Allyship and the Importance of Pride
I thought that I would share a story here that shows the importance of showing up for our #queer folx with whatever roles and platforms that we have available to us. It's a tough story to tell, even if it has a happy(ish) ending. In the interest of setting expectations, this story is about a client of mine who has given me permission to share their story (though I've changed a lot of the identifying information). It contains some homophobic concepts that might be triggering.
"Dr. Matt, do you know any good colleges in the Northeast?"
When Shannon (whose pronouns are they/them) asked me that question, I'll admit that my initial response was one of bemusement. I live in the northeast and yes there are lots of good colleges up here. But Shannon is a junior and they had (so I thought) at least another year before college... and I know that they had planned on going in-state (in Florida) for college for financial concerns.
"Sure I do, why do you ask?"
"Well, I decided to graduate a year early... I need to get out of Florida."
Shannon is 17 years old and they are brilliant. They have engaged in gifted programming since elementary school and have participated in CTY and Davidson Young Scholars. They have gotten amazing grades, been a valued member of their school leadership, won awards in their extracurriculars, and completed over 100 hours of community service. In short, Shannon is the kind of student and person that ANY community would be proud to call their own.
Shannon also came out as gay when they were ten years old. They identify as gender-non binary as well.
While Shannon has experienced some bullying and exclusion based on their #lgbtq identities, Shannon and their parents all described these actions as "mild" and "background noise." The plan was to keep surrounding them with their own people and their activities until they could matriculate at FSU or UF. Even through the first few years of Trump's presidency, things "only got a little bit worse."

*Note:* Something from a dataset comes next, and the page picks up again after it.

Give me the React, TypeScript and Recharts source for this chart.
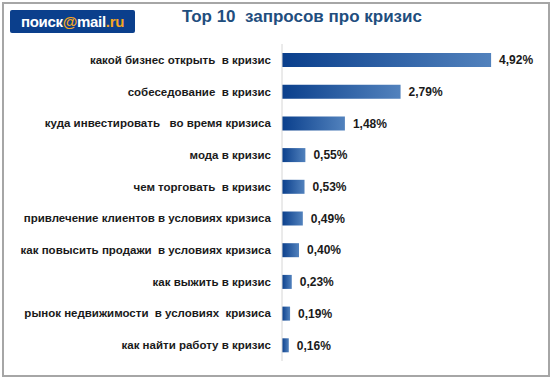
import React from 'react';
import { BarChart, Bar, XAxis, YAxis, LabelList } from 'recharts';

const queries = [
  'какой бизнес открыть  в кризис',
  'собеседование  в кризис',
  'куда инвестировать   во время кризиса',
  'мода в кризис',
  'чем торговать  в кризис',
  'привлечение клиентов в условиях кризиса',
  'как повысить продажи  в условиях кризиса',
  'как выжить в кризис',
  'рынок недвижимости  в условиях  кризиса',
  'как найти работу в кризис',
];
const shares = [4.92, 2.79, 1.48, 0.55, 0.53, 0.49, 0.4, 0.23, 0.19, 0.16];

const data = queries.map((name, i) => ({ name, value: shares[i] }));

const fmtPct = (v: number) => `${v.toFixed(2).replace('.', ',')}%`;

// plain single-line tick, keeps the double spaces of the original labels
const QueryTick = ({ x, y, payload }: any) => (
  <text
    x={x - 3}
    y={y}
    dy={4}
    textAnchor="end"
    fontSize={11.5}
    fontWeight="bold"
    fill="#1a1a1a"
    style={{ whiteSpace: 'pre' }}
  >
    {payload.value}
  </text>
);

export default function App() {
  return (
    <div style={{ position: 'absolute', left: 0, top: 0, width: 550, height: 377, background: '#fff', fontFamily: 'Arial, "Liberation Sans", sans-serif' }}>
      <div style={{ position: 'absolute', left: 2, top: 2, width: 544, height: 371, border: '2px solid #a6a6a6' }} />
      <div
        style={{
          position: 'absolute', left: 10, top: 10, width: 125, height: 23,
          background: '#0b3f8c', borderRadius: 2, color: '#fff',
          fontSize: 15, fontWeight: 'bold', lineHeight: '23px', textAlign: 'center',
          letterSpacing: -0.3,
        }}
      >
        поиск<span style={{ color: '#f5a623' }}>@</span>mail<span style={{ color: '#f5a623' }}>.ru</span>
      </div>
      <div
        style={{
          position: 'absolute', left: 180, top: 7, width: 244, textAlign: 'center',
          fontSize: 17, fontWeight: 'bold', color: '#1f4e7e', whiteSpace: 'pre',
        }}
      >
        Top 10  запросов про кризис
      </div>
      <BarChart
        width={550}
        height={377}
        data={data}
        layout="vertical"
        margin={{ top: 44, right: 13, bottom: 16, left: 0 }}
        barSize={14}
        style={{ position: 'absolute', left: 0, top: 0 }}
      >
        <defs>
          <linearGradient id="barGrad" x1="0" y1="0" x2="1" y2="0">
            <stop offset="0%" stopColor="#0a3f8c" />
            <stop offset="100%" stopColor="#5282bd" />
          </linearGradient>
        </defs>
        <XAxis
          type="number"
          orientation="top"
          domain={[0, 6]}
          height={0}
          tick={false}
          tickLine={false}
          axisLine={{ stroke: '#c8c8c8' }}
        />
        <YAxis
          type="category"
          dataKey="name"
          width={282}
          tickLine={false}
          axisLine={{ stroke: '#d6d6d6' }}
          tick={<QueryTick />}
          interval={0}
        />
        <Bar dataKey="value" fill="url(#barGrad)" isAnimationActive={false}>
          <LabelList
            dataKey="value"
            position="right"
            offset={8}
            formatter={(v: number) => fmtPct(v)}
            style={{ fontSize: 12, fontWeight: 'bold', fill: '#1a1a1a' }}
          />
        </Bar>
      </BarChart>
    </div>
  );
}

Then came Governor Ron DeSantis's "Dont Say Gay" Bill.
For the first time, Shannon felt like a target at school. They feel like their words and actions are being meaningfully policed and monitored by their peers and their teachers. Their anxiety and stress levels have spiked. ("I've never had a panic attack before this year!!" they said, sobbing). Their grades have taken a hit and they're missing more school.
So Shannon is going to college early. They have the grades and the references, as well as the resume and the experience, that makes them a great candidate to start college now. Some people will hear this story and say, "Well, you see? People can just leave the state if they are uncomfortable." And that's missing the point in so many ways.
Because Shannon has been bullied and threatened out of the State, everything changes. Shannon doesn't get to have their senior year with their friends. They don't get to be on homecoming court or go to their senior prom, or do senior week or even get a yearbook. They don't get to share their college journey with their friends.
Additionally, there is a HUGE financial cost. In-state tuition for the University of Florida is $6800/year. At Villanova, one of the schools that they are considering, the tuition is $57,000/year. Yes, scholarships exist, but the reality is that my client is being forced into a decision that is costing them an extra $50,000 per year. This reality is super stressful for them, their parents, and their extended family (who would like to help). And don't start with the "they can just choose a worse/cheaper school" nonsense... obviously they can do that, but the reality remains that this situation wouldn't exist if this homophobia and discriminatory law hadn't been put in place. My client shouldn't have to sacrifice their future because they have identities that some people find problematic.
LGBTQ people exist, regardless of whether it is legal to talk about them. By forcing the conversation inside and away from public spaces, you increase stigma and pain by removing supports and access to services. By refusing to acknowledge someone's humanity, you hurt them emotionally, interpersonally, and psychologically (in addition to the financial costs I mentioned). When these identities intersect with neurodiverse identities, the pain is even more compounded because of the role of education in serving these communities.
A big part of #neurodiversity is having LGBTQ identities. Several studies place the percentage of neurodiverse adults who identify as LGBTQ between 40-70%. If you're going to work with neurodivergent folx, then you've got to be prepared to work with LGBTQ identities. There are lots of resources out there to support this 3E population, and I'm happy to share what I have with you all.
I don't have all the answers, but I learned a lot from working with Shannon. Gifted people can do anything, but they need support and guidance. And the time that we spend bemoaning the existence of a situation (which, to be clear, is infuriating that Florida is being this awful) keeps us stuck. Sometimes, we just have to redirect as much of our energy as possible in solving the problem and taking committed action... even if that action is outside the box.
By the way, Shannon has been accepted into college and will be starting in the fall. They have decided to go as a pre-law major, so they can someday become a professional ally for people like them.
So watch out, those who stand in the way of progress. This generation is smart, passionate, tenacious... and they're coming from you in waves. And I couldn't have more Pride in them.